13-05-2025
- Entertainment
- Irish Examiner
Podcast Corner: New show offers insight into Jerry Springer
Jerry Springer died over two years ago and so far in 2025 we've had the two-part Netflix documentary Jerry Springer: Fights, Camera, Action, and now Final Thoughts: Jerry Springer, a nine-part documentary exclusive to Audible and likely for a wider release later this year.
It's hosted by Leon Neyfakh, who's headed Slow Burn and Fiasco over the years. Those shows - and Neyfakh himself - are meticulous. During the second episode of Final Thoughts, he details a decades-old itinerary for a given day when Springer was running for Cincinnati city council: 'On one Saturday alone, he attended a local civics meeting, a neighbourhood festival, two parades, and a college football game. He then went to a wedding and a high school fair, and closed out the day with a telethon, a church dinner banquet, a cocktail party, and a visit to a local Democratic club.'
This is where the podcast outranks the Netflix show - the first four episodes focus on his pre-chat show life rather than the de rigueur outrages for which his show became known. Springer was born in London during the Second World War to Jewish refugee parents, who emigrated to the US a few years later.
They always discussed politics around the dinner table; it's where he started pontificating, says his sister. Springer was a city councilman, mayor of Cincinnati, a rising star in the Democrat Party (soundbites compare him favourably to Bill Clinton and he's dubbed 'Kennedy-esque'), and spent a decade as a news anchor.
He undertook stunts for causes he believed in, such as sleeping overnight at a prison to explain the circumstances facing inmates. As his news anchor personality grew (was he news or opinion? The line grew every more blurred), stunts included dressing as a homeless man.
The podcast naturally hits the same beats as the Netflix documentary from there, as The Jerry Springer Show - 'the worst TV show of all time' - battles for ratings and top spot with Oprah, runs ever crazier plots, is morally questionable with the guests it books, and producers detail the impact it took on their own lives ("Can we get this over with so I can leave?

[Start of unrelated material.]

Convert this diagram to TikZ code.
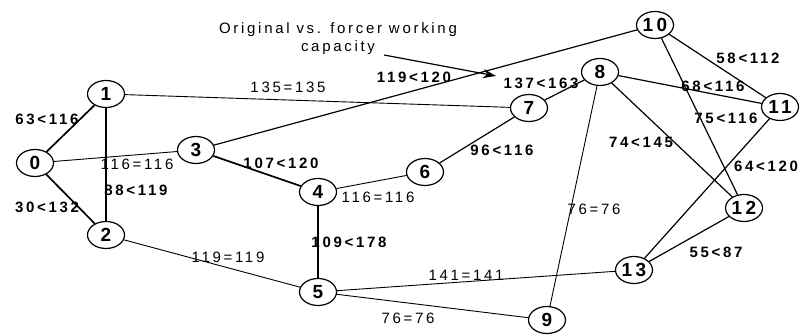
\documentclass[tikz,border=0pt]{standalone}
\usepackage{fontspec}
\setmainfont{Liberation Sans}
\newfontfamily\labfont[LetterSpace=18]{Liberation Sans}
\usetikzlibrary{shapes.geometric,arrows.meta}

\begin{document}
\begin{tikzpicture}[x=1pt,y=-1pt,
  vtx/.style={ellipse,draw,line width=1.2pt,minimum width=37pt,minimum height=27pt,
    inner xsep=-6pt,inner ysep=0pt,font=\labfont\fontsize{19}{19}\selectfont\bfseries},
  lbl/.style={inner sep=0pt,font=\labfont\fontsize{15}{15}\selectfont},
  blbl/.style={lbl,font=\labfont\fontsize{15}{15}\selectfont\bfseries},
  edge/.style={line width=1.2pt},
  thinedge/.style={line width=0.9pt},
  boldedge/.style={line width=1.7pt}]
\useasboundingbox (0,0) rectangle (802,336);

% vertices
\node[vtx] (n0)  at (35,163)  {0};
\node[vtx] (n1)  at (106,94)  {1};
\node[vtx] (n2)  at (106,235) {2};
\node[vtx] (n3)  at (196,150) {3};
\node[vtx] (n4)  at (318,192) {4};
\node[vtx] (n5)  at (318,292) {5};
\node[vtx] (n6)  at (425,172) {6};
\node[vtx] (n7)  at (529,108) {7};
\node[vtx] (n8)  at (600,72)  {8};
\node[vtx] (n9)  at (547,320) {9};
\node[vtx] (n10) at (655,25)  {10};
\node[vtx] (n11) at (780,107) {11};
\node[vtx] (n12) at (744,208) {12};
\node[vtx] (n13) at (634,270) {13};

% links
\draw[boldedge] (n0) -- (n1);
\draw[boldedge] (n0) -- (n2);
\draw[edge] (n1) -- (n2);
\draw[thinedge] (n0) -- (n3);
\draw[thinedge] (n1) -- (n7);
\draw[thinedge] (n2) -- (n5);
\draw[boldedge] (n3) -- (n4);
\draw[edge] (n3) -- (n10);
\draw[thinedge] (n4) -- (n6);
\draw[boldedge] (n4) -- (n5);
\draw[edge] (n6) -- (n7);
\draw[edge] (n7) -- (n8);
\draw[thinedge] (n5) -- (n13);
\draw[thinedge] (n5) -- (n9);
\draw[thinedge] (n8) -- (n9);
\draw[edge] (n8) -- (n11);
\draw[edge] (n8) -- (n12);
\draw[edge] (n10) -- (n11);
\draw[edge] (n10) -- (n12);
\draw[edge] (n11) -- (n13);
\draw[edge] (n12) -- (n13);

% link labels
\node[blbl] (l01)   at (47,119)  {63<116};
\node[blbl] (l02)   at (47,207)  {30<132};
\node[lbl]  (l03)   at (137,164) {116=116};
\node[blbl] (l12)   at (136,190) {88<119};
\node[lbl]  (l25)   at (228,257) {119=119};
\node[lbl]  (l17)   at (288,87)  {135=135};
\node[blbl] (l310)  at (414,77)  {119<120};
\node[blbl] (l34)   at (281,163) {107<120};
\node[lbl]  (l46)   at (378,197) {116=116};
\node[blbl] (l45)   at (349,242) {109<178};
\node[blbl] (l67)   at (502,150) {96<116};
\node[lbl]  (l513)  at (466,275) {141=141};
\node[lbl]  (l59)   at (408,318) {76=76};
\node[lbl]  (l89)   at (594,209) {76=76};
\node[blbl] (l78)   at (541,83)  {137<163};
\node[blbl] (l812)  at (641,142) {74<145};
\node[blbl] (l1011) at (748,58)  {58<112};
\node[blbl] (l811)  at (713,86)  {68<116};
\node[blbl] (l1012) at (726,118) {75<116};
\node[blbl] (l1113) at (766,166) {64<120};
\node[blbl] (l1213) at (716,252) {55<87};

% annotation
\node[lbl,align=center] (note) at (338,39) {Original vs. forcer working\\[3pt]capacity};
\coordinate (notefrom) at (384,55);
\coordinate (noteto) at (496,76);
\draw[line width=1.2pt,-{Stealth[length=13pt,width=9pt]}] (notefrom) -- (noteto);
\end{tikzpicture}
\end{document}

I don't want to do this, I don't know why I'm doing it, I'm tired of talking about the show, it's been a whole lifetime ago," says Richard Dominick, who viewers of the Netflix show will remember and was key to Springer's ascension).
The show ran for 27 years and over 4,000 episodes, ending in 2018. Neyfakh ponders the impact it has left and offers a reason for the podcast's raison d'etre: 'It doesn't seem crazy to suggest that this globally iconic show had a real impact on how people treat each other and talk to each other and what sorts of things we're willing to share in public about our private lives.
"It also doesn't seem crazy to suggest that Springer softened the ground for well, y'know...'' - cutting to a soundbite about Trump, a soundbite declaring him 'the Jerry Springer Show of politics'.